I still think the best way to deal with /cocaine/crack/coca is to destroy the plantations growing it before the March harvest, every two years if need be. Opium poppies are a different matter. Let's face it we are in Afghanistan and nothing has been done, but to increase production. I would think meth labs would have a unique chemical signature that could be traced. Doctors should be required to report the prescription drugs they prescribe and the pharmacy should check to see if the prescription has been reported. The doctor's ID, prescription number, date and the amount and type of drug is all the information required to identify a pill mill and the data can be checked by simple computer programs to locate criminal activity.

As previously mentioned, I don't even speculate on projected methods of eliminating the primary sources for such substances as cocaine and heroin. The main reason for this is I don't believe the substances, per se, are the problem so much as is the psychology of the individual users.

Assuming your projected means of destroying the sources of these subsances are workable, with your obvious background in chemistry you know better than I that if the sources of coca and opium are permanently eliminated it will be a matter of time before some outlaw Ph.D. synthesizes something with equal or greater destructive potential, which will turn up on the same street corners as its predecessors. E.g., I'm recalling that it wasn't long after quaalude was eliminated that MDMA (Ecstasy) popped up.

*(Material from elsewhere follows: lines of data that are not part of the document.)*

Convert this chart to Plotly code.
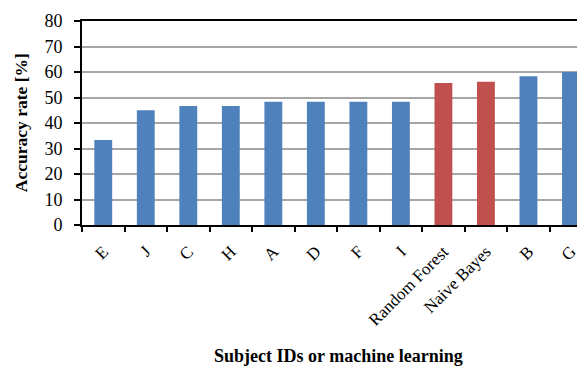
import plotly.graph_objects as go

categories = ["E", "J", "C", "H", "A", "D", "F", "I", "Random Forest", "Naive Bayes", "B", "G"]
accuracy = [33.3, 45.0, 46.7, 46.7, 48.3, 48.3, 48.3, 48.3, 55.7, 56.2, 58.3, 60.0]
kind = ["subject"] * 8 + ["ml"] * 2 + ["subject"] * 2

color_map = {"subject": "#4F81BD", "ml": "#C0504D"}
colors = [color_map[k] for k in kind]

fig = go.Figure(go.Bar(
    x=categories, y=accuracy, marker=dict(color=colors, line=dict(width=0)),
    width=0.42,
))

font_family = "Liberation Serif"
fig.update_layout(
    width=577, height=362,
    margin=dict(l=74, r=0, t=13, b=145, autoexpand=False),
    paper_bgcolor="white", plot_bgcolor="white",
    font=dict(family=font_family, color="black", size=17),
    showlegend=False,
    annotations=[
        dict(text="<b>Subject IDs or machine learning</b>", xref="paper", yref="paper",
             x=0.509, y=-0.64, xanchor="center", yanchor="middle", showarrow=False,
             font=dict(size=18)),
        dict(text="<b>Accuracy rate [%]</b>", xref="paper", yref="paper",
             x=-0.121, y=0.5, xanchor="center", yanchor="middle", showarrow=False,
             textangle=-90, font=dict(size=17.5)),
    ],
)
fig.update_xaxes(
    type="category", range=[-0.5, 11.33], automargin=False,
    showline=True, linecolor="black", linewidth=2, mirror=True,
    ticks="outside", tickson="boundaries", ticklen=5, tickcolor="black", tickwidth=1.5,
    tickangle=-45, tickfont=dict(size=17), ticklabelstandoff=8,
    showgrid=False,
)
fig.update_yaxes(
    range=[0, 80], dtick=10, automargin=False,
    showline=True, linecolor="black", linewidth=2,
    ticks="outside", ticklen=6, tickcolor="black", tickwidth=1.5,
    showgrid=True, gridcolor="#A6A6A6", gridwidth=1.5,
    zeroline=False,
    tickfont=dict(size=18), ticklabelstandoff=8,
)
fig.write_html("out.html")
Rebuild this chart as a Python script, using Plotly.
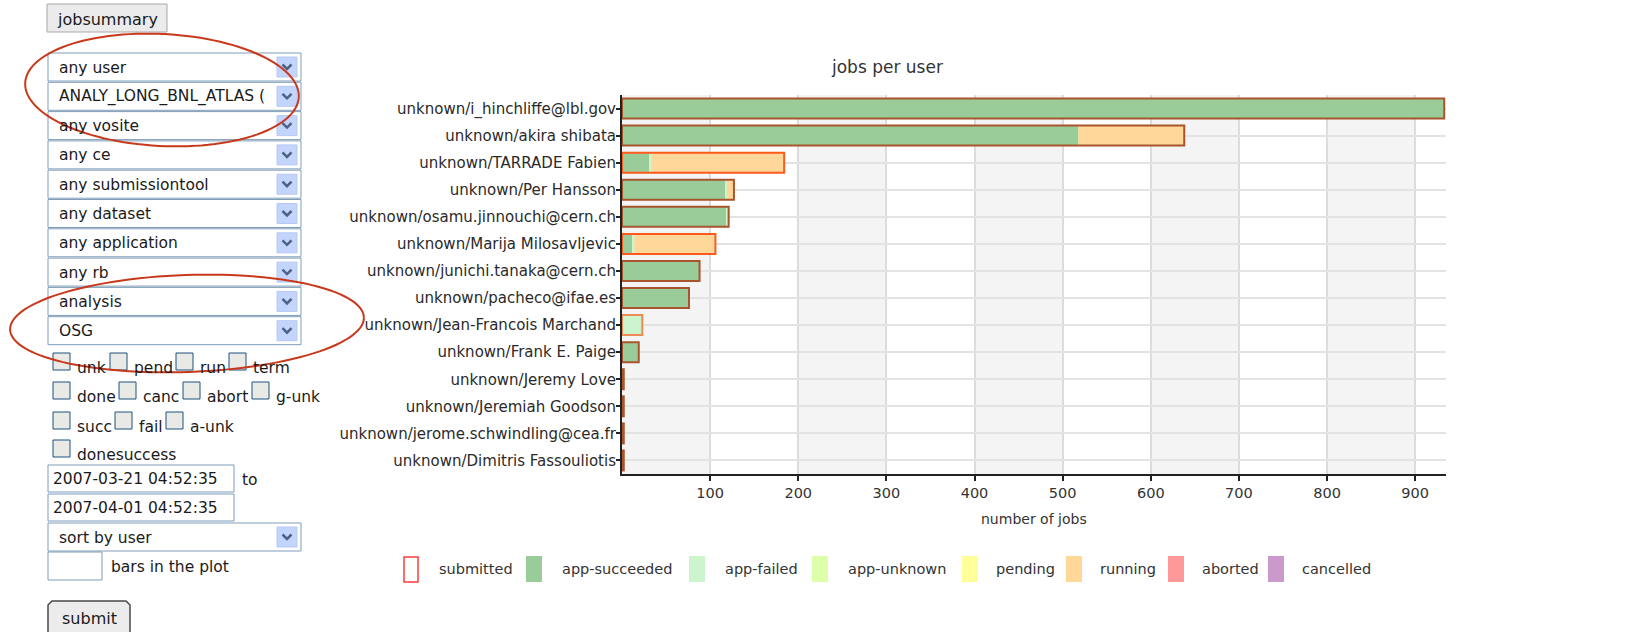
import math
import plotly.graph_objects as go

# ---------------- data ----------------
users = [
    "unknown/i_hinchliffe@lbl.gov",
    "unknown/akira shibata",
    "unknown/TARRADE Fabien",
    "unknown/Per Hansson",
    "unknown/osamu.jinnouchi@cern.ch",
    "unknown/Marija Milosavljevic",
    "unknown/junichi.tanaka@cern.ch",
    "unknown/pacheco@ifae.es",
    "unknown/Jean-Francois Marchand",
    "unknown/Frank E. Paige",
    "unknown/Jeremy Love",
    "unknown/Jeremiah Goodson",
    "unknown/jerome.schwindling@cea.fr",
    "unknown/Dimitris Fassouliotis",
]
submitted     = [933, 638, 184, 127, 121, 106, 88, 76, 23, 19, 2, 2, 2, 2]
app_succeeded = [933, 518, 31, 117, 118, 12, 88, 75, 0, 19, 2, 2, 2, 2]
app_failed    = [0, 0, 2, 2, 3, 2, 0, 1, 23, 0, 0, 0, 0, 0]
app_unknown   = [0, 0, 0, 0, 0, 0, 0, 0, 0, 0, 0, 0, 0, 0]
pending       = [0, 0, 0, 0, 0, 0, 0, 0, 0, 0, 0, 0, 0, 0]
running       = [0, 120, 151, 8, 0, 92, 0, 0, 0, 0, 0, 0, 0, 0]
aborted       = [0, 0, 0, 0, 0, 0, 0, 0, 0, 0, 0, 0, 0, 0]
cancelled     = [0, 0, 0, 0, 0, 0, 0, 0, 0, 0, 0, 0, 0, 0]
x_ticks = [100, 200, 300, 400, 500, 600, 700, 800, 900]

legend_names = ["submitted", "app-succeeded", "app-failed", "app-unknown",
                "pending", "running", "aborted", "cancelled"]

select_labels = ["any user", "ANALY_LONG_BNL_ATLAS (", "any vosite", "any ce",
                 "any submissiontool", "any dataset", "any application",
                 "any rb", "analysis", "OSG"]
checkbox_rows = [["unk", "pend", "run", "term"],
                 ["done", "canc", "abort", "g-unk"],
                 ["succ", "fail", "a-unk"],
                 ["donesuccess"]]
date_from = "2007-03-21 04:52:35"
date_to = "2007-04-01 04:52:35"

# ---------------- layout helpers ----------------
W, H = 1652, 632
X_MAX = 935
L, R, T, B = 622, 1446, 95, 474
FONT = "DejaVu Sans"


def px(x):
    return (x - L) / (R - L)


def py(y):
    return 1 - (y - T) / (B - T)


colors = {
    "app-succeeded": "#99cc99",
    "app-failed": "#cdf5cd",
    "app-unknown": "#ddffaa",
    "pending": "#ffff99",
    "running": "#ffd899",
    "aborted": "#ff9999",
    "cancelled": "#cc99cc",
}

fig = go.Figure()

status_series = [("app-succeeded", app_succeeded), ("app-failed", app_failed),
                 ("app-unknown", app_unknown), ("pending", pending),
                 ("running", running), ("aborted", aborted),
                 ("cancelled", cancelled)]
base = [0] * len(users)
for name, vals in status_series:
    fig.add_trace(go.Bar(
        y=users, x=vals, base=list(base), orientation="h", name=name,
        marker=dict(color=colors[name], line=dict(width=0)),
        width=0.74, showlegend=False,
    ))
    base = [b + v for b, v in zip(base, vals)]

# outline tone follows the dominant fill underneath it
outline_colors = []
for s, f, r in zip(app_succeeded, app_failed, running):
    if r > s:
        outline_colors.append("#ff5a1e")
    elif f > s:
        outline_colors.append("#ee8a55")
    else:
        outline_colors.append("#a8542c")

fig.add_trace(go.Bar(
    y=users, x=submitted, base=[0] * len(users), orientation="h", name="submitted",
    marker=dict(color="rgba(0,0,0,0)", line=dict(color=outline_colors, width=2)),
    width=0.74, showlegend=False,
))

shapes = []
annotations = []

# alternating vertical bands in the plot background
for i, t in enumerate([0] + x_ticks):
    if i % 2 == 0:
        shapes.append(dict(type="rect", xref="x", yref="paper", x0=t, x1=t + 100,
                           y0=0, y1=1, fillcolor="#f4f4f4", line=dict(width=0),
                           layer="below"))


def rect(x0, y0, x1, y1, fill="white", line="#7f9db9", lw=1):
    shapes.append(dict(type="rect", xref="paper", yref="paper",
                       x0=px(x0), x1=px(x1), y0=py(y1), y1=py(y0),
                       fillcolor=fill, line=dict(color=line, width=lw), layer="above"))


def text(x, y, s, size=15.5, anchor="left", color="#1a1a1a"):
    annotations.append(dict(xref="paper", yref="paper", x=px(x), y=py(y), text=s,
                            showarrow=False, xanchor=anchor, yanchor="middle",
                            font=dict(family=FONT, size=size, color=color)))


def path(points, color, lw, closed=False, fill=None):
    d = "M " + " L ".join(f"{px(a):.5f},{py(b):.5f}" for a, b in points)
    if closed:
        d += " Z"
    sh = dict(type="path", xref="paper", yref="paper", path=d,
              line=dict(color=color, width=lw), layer="above")
    if fill:
        sh["fillcolor"] = fill
    shapes.append(sh)


def ellipse(cx, cy, a, b, deg, color, lw):
    th = math.radians(deg)
    pts = []
    for k in range(121):
        t = 2 * math.pi * k / 120
        ex, ey = a * math.cos(t), b * math.sin(t)
        pts.append((cx + ex * math.cos(th) - ey * math.sin(th),
                    cy + ex * math.sin(th) + ey * math.cos(th)))
    path(pts, color, lw)


def arrow_button(top):
    rect(277, top + 4, 297, top + 24, fill="#c3d5fc", line="#b7c9f3", lw=1)
    cx, cy = 287, top + 14
    path([(cx - 4.5, cy - 2.5), (cx, cy + 2), (cx + 4.5, cy - 2.5)], "#4d6185", 2.5)


# jobsummary button
rect(47, 4, 167, 32, fill="#ebebeb", line="#a8a8a8", lw=1)
text(107, 19, "jobsummary", size=16, anchor="center")

# select boxes
for i, lab in enumerate(select_labels):
    top = 53 + 29.3 * i
    rect(48, top, 301, top + 28)
    text(57, top + 14.5, lab)
    arrow_button(top)

# checkboxes
cb_box_x = [[53, 110, 176, 229], [53, 119, 183, 252], [53, 115, 166], [53]]
cb_top = [353, 382, 412, 440]
for r, labels in enumerate(checkbox_rows):
    for c, lab in enumerate(labels):
        bx = cb_box_x[r][c]
        rect(bx, cb_top[r], bx + 17, cb_top[r] + 17, fill="#e9e9e6", line="#1c5180", lw=1)
        text(bx + 22, cb_top[r] + 14.5, lab)

# date inputs
rect(48, 465, 234, 492)
text(51, 479, date_from)
text(240, 480, "to")
rect(48, 494, 234, 521)
text(51, 507.5, date_to)

# sort select
rect(48, 523, 301, 551)
text(57, 537.5, "sort by user")
arrow_button(523)

# bars input
rect(48, 552, 102, 580)
text(109, 566.5, "bars in the plot")

# submit button (rounded)
rr = 4
btn = [(48 + rr, 601), (130 - rr, 601), (130, 601 + rr), (130, 645), (48, 645),
       (48, 601 + rr)]
path(btn, "#4a4a4a", 1.5, closed=True, fill="#ececec")
text(89, 618, "submit", size=16, anchor="center")

# red ellipses
ellipse(162, 90, 137, 56, 3, "#c8391c", 2)
ellipse(187, 323.5, 177, 48.5, -2, "#c8391c", 2)

# chart title and x axis title
text(887, 67, "jobs per user", size=17, anchor="center", color="#333333")
text(1034, 519, "number of jobs", size=14, anchor="center", color="#333333")

# manual legend
sw_x = [403, 526, 689, 812, 962, 1066, 1168, 1268]
tx_x = [437, 560, 723, 846, 994, 1098, 1200, 1300]
for name, sx, tx in zip(legend_names, sw_x, tx_x):
    if name == "submitted":
        rect(sx + 1, 557, sx + 15, 582, fill="white", line="#ff3b3b", lw=1.5)
    else:
        rect(sx, 556, sx + 16, 582, fill=colors[name], line=colors[name], lw=0)
    text(tx, 569, name, size=14.5, color="#333333")

fig.update_layout(
    width=W, height=H, autosize=False,
    margin=dict(l=L, r=W - R, t=T, b=H - B, pad=0),
    paper_bgcolor="white", plot_bgcolor="white",
    barmode="overlay", showlegend=False,
    shapes=shapes, annotations=annotations,
    font=dict(family=FONT, color="#333333"),
)
fig.update_xaxes(
    range=[0, X_MAX], tickvals=x_ticks, ticks="outside", ticklen=5, tickwidth=1.5,
    tickcolor="#222", showline=True, linecolor="#222", linewidth=2,
    showgrid=True, gridcolor="#dcdcdc", gridwidth=1.5, zeroline=False,
    tickfont=dict(family=FONT, size=14.5, color="#333333"),
)
fig.update_yaxes(
    type="category", categoryorder="array", categoryarray=users,
    range=[len(users) - 0.5, -0.5], ticks="outside", ticklen=4, tickwidth=1.5,
    tickcolor="#222", showline=True, linecolor="#222", linewidth=2,
    showgrid=True, gridcolor="#e3e3e3", gridwidth=1.5, zeroline=False,
    ticklabelstandoff=-3,
    tickfont=dict(family=FONT, size=15, color="#2a2a2a"),
)

fig.write_html("out.html", config={"displayModeBar": False},
               post_script="document.body.style.margin='0';document.body.style.overflow='hidden';")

I believe that marijuana should be legalized mainly because the basis for its prohibition is predicated on gross exaggerations and outright lies. There is no good reason to prohibit adults from enjoying the benefits available from responsible use of this natural euphoric tranquilizer. As far as distribution is concerned, every effort, including the imposition of severe criminal penalties, should be made to preclude access by minors. But availability should occur along the same lines as the existing liquor distribution model, with appropriate penalties for bootleg distribution.

Where the harder drugs are concerned, I am guided by the belief that there are two distinctly different categories of addict. There are those (Type-A) who became addicted via frivolous experimentation but who wish to be free of their compulsion. And there are those (Type-B) whose innately addictive personality is rooted in a profoundly self-destructive orientation. And as any competent behavioral professional will attest, because of certain indelible characteristics the determinedly self-destructive personality is rarely responsive to even the most extensive and intensive psychotherapy.

I believe most Type-A examples can be prevented by realistic and intelligently designed public education programs -- which must include exposure to the ugly realities of drug addiction. But those who are Type-B, the socially useless, down-and-out junkies whose addiction to dangerous drugs is a primary manifestation of their essentially suicidal nature, should be isolated from society, afforded the basic essentials of civilized existence, provided with as much of their drug of choice as desired, and allowed to fulfill their subliminal death wish apart from mainstream society.

The single exception to the isolation of Type-B being the filming of their miseries and degradation for use in anti-drug abuse public education programs. Show these films in schools and let children, especially those with Type-A potential, see what crack, smack, and meth can do to them.

Those are my thoughts on the subject.